When you call %OpenId
Set p=^SomeLargeGlobal
and %OpenId can be quite different, at least academically.
If your class as relationships and/or serial/embedded classes I do not believe those properties are fully loaded into memory, but I could be incorrect.
In practice, if I need an object I use objects, if I need only a small part of the object/row I'll use embedded SQL for better performance.
Again this does not specifically answer your general question but I think it is useful to understand what %OpenId does and why it's not the same as
Set p=^SomeLargeGlobal.
Yes, for sure pure global reading is not the same as Open. With this test I just wanted to make sure the slowness is not related to global access speed.
You wrote:
Just to see how much gain I can have, I compared options 0 and 1, and the diff is surprisingly small: the test with 0 takes 34 secs, and with 1 takes 35. I would expect a bigger difference.

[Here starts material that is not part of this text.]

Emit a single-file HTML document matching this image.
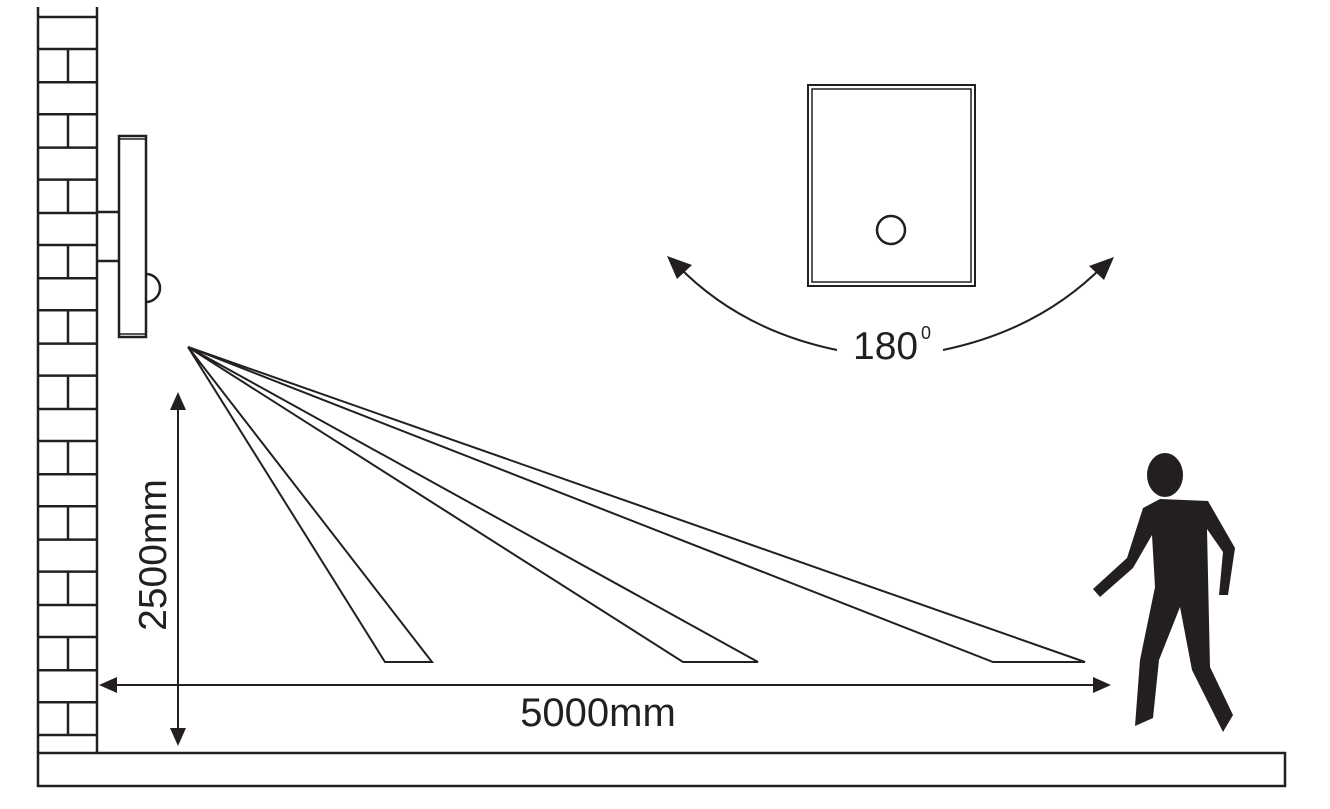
<!DOCTYPE html>
<html><head><style>body{margin:0;background:#fff}svg{display:block}</style></head><body>
<svg width="1330" height="809" viewBox="0 0 1330 809" xmlns="http://www.w3.org/2000/svg">
<g stroke="#231f20" stroke-width="2.5" fill="none">
<line x1="38" y1="7" x2="38" y2="753"/><line x1="97" y1="7" x2="97" y2="753"/>
<g id="b">
<line x1="38" y1="17" x2="97" y2="17"/><line x1="38" y1="49" x2="97" y2="49"/><line x1="68" y1="49" x2="68" y2="82"/>
</g>
<use href="#b" y="65.3"/><use href="#b" y="130.6"/><use href="#b" y="196"/><use href="#b" y="261.3"/><use href="#b" y="326.6"/><use href="#b" y="392"/><use href="#b" y="457.3"/><use href="#b" y="522.6"/><use href="#b" y="588"/><use href="#b" y="653.3"/>
<line x1="38" y1="735" x2="97" y2="735"/>
<rect x="38" y="753" width="1247" height="33"/>
<rect x="119" y="136" width="27" height="201"/>
<line x1="119" y1="139" x2="146" y2="139" stroke-width="1.5"/><line x1="119" y1="334" x2="146" y2="334" stroke-width="1.5"/>
<line x1="97" y1="212" x2="119" y2="212"/><line x1="97" y1="261" x2="119" y2="261"/>
<path d="M146 274 A14 14 0 0 1 146 302"/>
<g stroke-width="2" stroke-linejoin="miter">
<polygon points="188,347 385,662 432,662"/>
<polygon points="188,347 683,662 758,662"/>
<polygon points="188,347 993,662 1085,662"/>
</g>
<line x1="178" y1="405" x2="178" y2="732" stroke-width="2"/>
<line x1="113" y1="685" x2="1097" y2="685" stroke-width="2"/>
<rect x="808" y="85" width="167" height="201" stroke-width="2"/>
<rect x="812" y="89" width="159" height="193" stroke-width="1.5"/>
<circle cx="891" cy="230" r="14" stroke-width="2.5"/>
<path d="M837 350 Q740 330 677 265" stroke-width="2"/>
<path d="M943 350 Q1040 330 1104 265" stroke-width="2"/>
</g>
<g fill="#231f20">
<polygon points="178,392 170,410 186,410"/>
<polygon points="178,746 170,728 186,728"/>
<polygon points="99,685 117,677 117,693"/>
<polygon points="1111,685 1093,677 1093,693"/>
<polygon points="667,256 692,265 677,279"/>
<polygon points="1114,257 1089,266 1104,280"/>
<ellipse cx="1165" cy="475" rx="18" ry="22"/>
<polygon points="1143,508 1160,499 1208,501 1235,548 1228,595 1219,595 1223,552 1207,529 1210,667 1233,715 1223,732 1192,670 1180,607 1159,660 1153,718 1135,726 1140,660 1155,587 1152,535 1133,568 1100,597 1093,589 1127,558"/>
</g>
<g font-family="Liberation Sans, sans-serif" fill="#231f20">
<text x="598" y="726" font-size="40" text-anchor="middle">5000mm</text>
<text transform="translate(166,555) rotate(-90)" font-size="39" text-anchor="middle">2500mm</text>
<text x="853" y="359" font-size="39">180</text>
<text x="921" y="339" font-size="18">0</text>
</g>
</svg>
</body></html>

The difference between runs can be caused simply by normal variations in system load. The difference between Concurrency = 0 and Concurrency = 1 is only present when the object is stored in multiple global nodes. There are five possible values that are described in the %Library.Persistent class documentation (viewable through the SMP). Concurrency = 1 is referred to as "atomic read". For single node objects there is no extra work required for atomic read.